If the slower boat is the train, the faster boat is you, and the wake are sound waves, (I hope) you can use this analogy to picture the situation and intuitively understand that you need to slow down to less than the speed of the slower boats wake if you want that wake to catch you, and the more you slow down, the faster the wake will catch you.

 

[fizixfan]

Only if there happens to be a 691.2 mph wind blowing from the train towards you. If there is no wind, the sound will be traveling at 768 mph relative to the ground, so will be moving at 768−691.2 = 76.8 mph relative to you.

That's what I thought. So, assuming the air is still, the temperature is 68° F, and this takes place at sea level:

1. I am standing still. A train moving toward me at 90% the speed of sound (691.2 mph) blows its whistle. The sound from the whistle will still reach me at the speed of sound (768 mph).
2. The train is stationary. I am moving away from it at 691.2 mph. The sound of the whistle will reach me at 768−691.2 = 76.8 mph. Is this correct?

 

[TomHart]

1. I am standing still. A train moving toward me at 90% the speed of sound (691.2 mph) blows its whistle. The sound from the whistle will still reach me at the speed of sound (768 mph).
2. The train is stationary.
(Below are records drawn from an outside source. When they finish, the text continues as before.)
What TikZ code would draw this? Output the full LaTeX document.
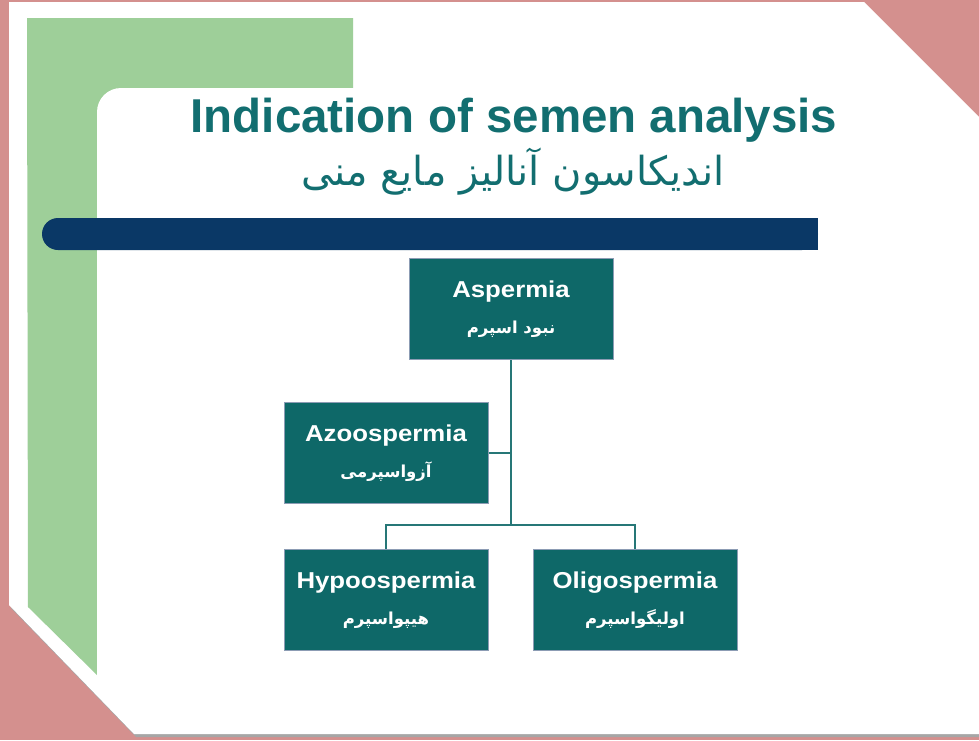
\documentclass[tikz,border=0pt]{standalone}
\usepackage{fontspec}
\setmainfont{Liberation Sans}
\newfontfamily\boxfont[FakeStretch=1.12]{Liberation Sans}
\newfontfamily\arabicfont[Script=Arabic]{DejaVu Sans}
\TeXXeTstate=1
\usepackage{tikz}
\usetikzlibrary{shapes, arrows, positioning}
\definecolor{slidepink}{RGB}{212,144,142}
\definecolor{slidegreen}{RGB}{158,207,153}
\definecolor{barnavy}{RGB}{10,56,102}
\definecolor{boxteal}{RGB}{14,104,104}
\definecolor{boxedge}{RGB}{140,156,180}
\definecolor{headteal}{RGB}{18,110,112}
\tikzstyle{block} = [draw=boxedge, fill=boxteal, rectangle, line width=1pt, minimum height=101pt, minimum width=204pt, text=white, align=center, inner sep=0pt, font=\boxfont\bfseries\fontsize{23}{36}\selectfont]
\tikzstyle{link} = [draw=boxteal!90!white, line width=1.6pt]
\tikzstyle{headline} = [text=headteal, inner sep=0pt, anchor=base]
\newcommand{\fa}[1]{{\arabicfont\bfseries\fontsize{16.5}{36}\selectfont\beginR #1\endR}}

\begin{document}
\begin{tikzpicture}[x=1pt, y=-1pt, node distance=44pt]
    % slide background first
    \useasboundingbox (0,0) rectangle (979,740);
    \fill[slidepink] (0,0) rectangle (979,740);
    \fill[gray!70] (11,5) -- (866,5) -- (981,120) -- (981,737) -- (136,737) -- (11,608) -- cycle;
    \fill[white] (9,2) -- (864,2) -- (979,117) -- (979,734) -- (134,734) -- (9,605) -- cycle;
    \fill[slidegreen] (27,18) -- (353,18) -- (353,675) -- (97,675) -- (28,607) -- cycle;
    \fill[white] (97,680) [rounded corners=24pt] -- (97,88) -- (380,88) [sharp corners] -- (380,680) -- cycle;
    \fill[barnavy, rounded corners=16pt] (42,218) rectangle (818,250);
    \fill[barnavy] (790,218) rectangle (818,250);

    % title
    \node [headline, font=\bfseries\fontsize{47.5}{50}\selectfont] (title) at (514,132) {Indication of semen analysis};
    \node [headline, font=\arabicfont\fontsize{40}{44}\selectfont] (subtitle) at (513,185) {\beginR اندیکاسون آنالیز مایع منی\endR};

    % We start by placing the blocks
    \node [block] (asp) at (511,309) {Aspermia\\\fa{نبود اسپرم}};
    \node [block, below left=42pt and -80pt of asp] (azoo) {Azoospermia\\\fa{آزواسپرمی}};
    \node [block, below=45pt of azoo] (hypo) {Hypoospermia\\\fa{هیپواسپرم}};
    \node [block, right=of hypo] (oligo) {Oligospermia\\\fa{اولیگواسپرم}};
    \coordinate [below=165pt of asp.south] (fork);

    \draw[link] (asp) -- (fork);
    \draw[link] (azoo) -- (azoo -| fork);
    \draw[link] (hypo) |- (fork) -| (oligo);
\end{tikzpicture}
\end{document}
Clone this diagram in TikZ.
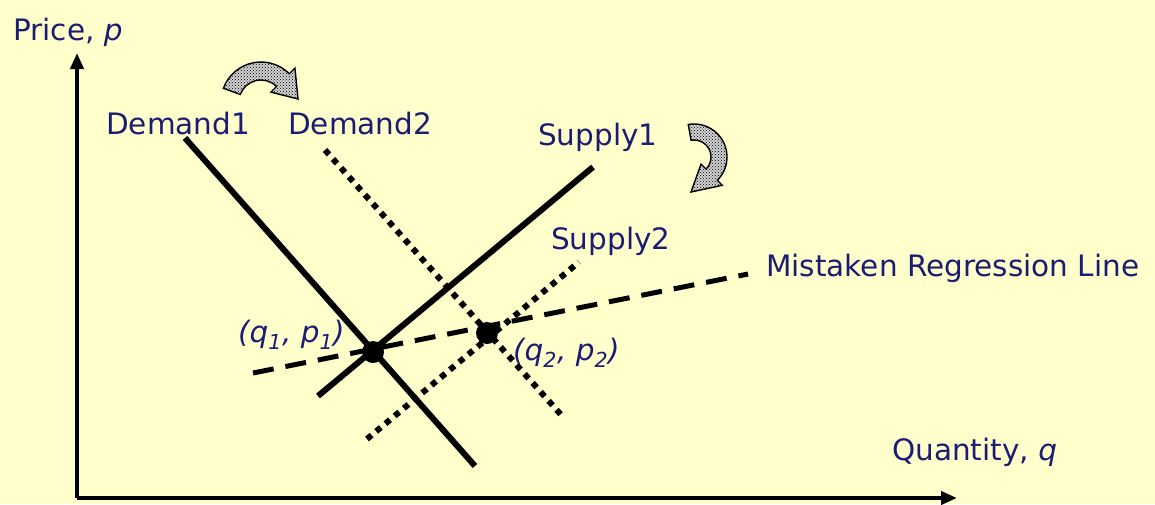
\documentclass[tikz,border=0pt]{standalone}
\usepackage{fontspec}
\setmainfont{DejaVu Sans}
\usetikzlibrary{arrows.meta,patterns}
\definecolor{bg}{RGB}{255,255,204}
\definecolor{navy}{RGB}{28,28,115}
\begin{document}
\begin{tikzpicture}[x=1pt,y=-1pt,
  lbl/.style={text=navy,font=\fontsize{29.5}{34}\selectfont,inner sep=0pt,anchor=west},
  axis/.style={line width=4pt,-{Triangle[length=16pt,width=13pt]}},
  solidline/.style={line width=6pt},
  dotline/.style={line width=6pt,dash pattern=on 6pt off 6pt},
  dashline/.style={line width=5pt,dash pattern=on 21pt off 12pt},
  eqpt/.style={circle,fill=black,inner sep=0pt,minimum size=22pt},
  shiftarrow/.style={draw=black,line width=1.4pt,fill=white!82!black,postaction={pattern=crosshatch dots}}]
\fill[bg] (0,0) rectangle (1155,504);
\useasboundingbox (0,0) rectangle (1155,504);
% coordinates
\coordinate (o) at (77,498);
\coordinate (ytip) at (77,53);
\coordinate (xtip) at (957,498);
\coordinate (d1a) at (185,138);
\coordinate (d1b) at (475,466);
\coordinate (d2a) at (325,150);
\coordinate (d2b) at (563,417);
\coordinate (s1a) at (318,396);
\coordinate (s1b) at (593,167);
\coordinate (s2a) at (367,439);
\coordinate (s2b) at (579,262);
\coordinate (rga) at (253,373);
\coordinate (rgb) at (748,274);
% axes
\draw[axis] (o) -- (ytip);
\draw[axis] (o) -- (xtip);
% curves
\draw[solidline] (d1a) -- (d1b);
\draw[dotline] (d2a) -- (d2b);
\draw[solidline] (s1b) -- (s1a);
\draw[dotline] (s2a) -- (s2b);
\draw[dashline] (rga) -- (rgb);
% equilibrium points
\node[eqpt] (e1) at (373,352) {};
\node[eqpt] (e2) at (487,333) {};
% shift arrows
\begin{scope}[shift={(261,102)},yscale=-1]
\draw[shiftarrow] (160:40) arc[start angle=160,end angle=45,radius=40] -- (45:48) -- (37,3) -- (45:14) -- (45:22) arc[start angle=45,end angle=160,radius=22] -- cycle;
\end{scope}
\begin{scope}[shift={(694,157)},yscale=-1]
\draw[shiftarrow] (100:33) arc[start angle=100,end angle=-45,radius=33] -- (-45:40) -- (-3,-35) -- (-45:10) -- (-45:17) arc[start angle=-45,end angle=100,radius=17] -- cycle;
\end{scope}
% labels
\node[lbl] (price) at (13,32) {Price, \textit{p}};
\node[lbl] (dem1) at (106,123) {Demand1};
\node[lbl] (dem2) at (288,123) {Demand2};
\node[lbl] (sup1) at (538,137) {Supply1};
\node[lbl] (sup2) at (551,241) {Supply2};
\node[lbl] (mrl) at (766,268) {Mistaken Regression Line};
\node[lbl] (qty) at (892,452) {Quantity, \textit{q}};
\node[lbl] (qp1) at (238,335) {\textit{(q\textsubscript{1}, p\textsubscript{1})}};
\node[lbl] (qp2) at (513,353) {\textit{(q\textsubscript{2}, p\textsubscript{2})}};
\end{tikzpicture}
\end{document}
I am moving away from it at 691.2 mph. The sound of the whistle will reach me at 768−691.2 = 76.8 mph. Is this correct?

1. Correct.
2. Correct.

However, the whistle certainly won't sound the same in both cases.

So if one could accelerate and decelerate to a fairly high speed very quickly, you could actually talk to yourself. No extra charge for that thought. :)

 

[bahamagreen]

Maybe it helps to recall that the speed of sound in air is based on the average mean free path speed of the molecules comprising the air, which is independent of the motions of the source and listener (relative to the air), but is dependent on airflow (relative to you), and temperature.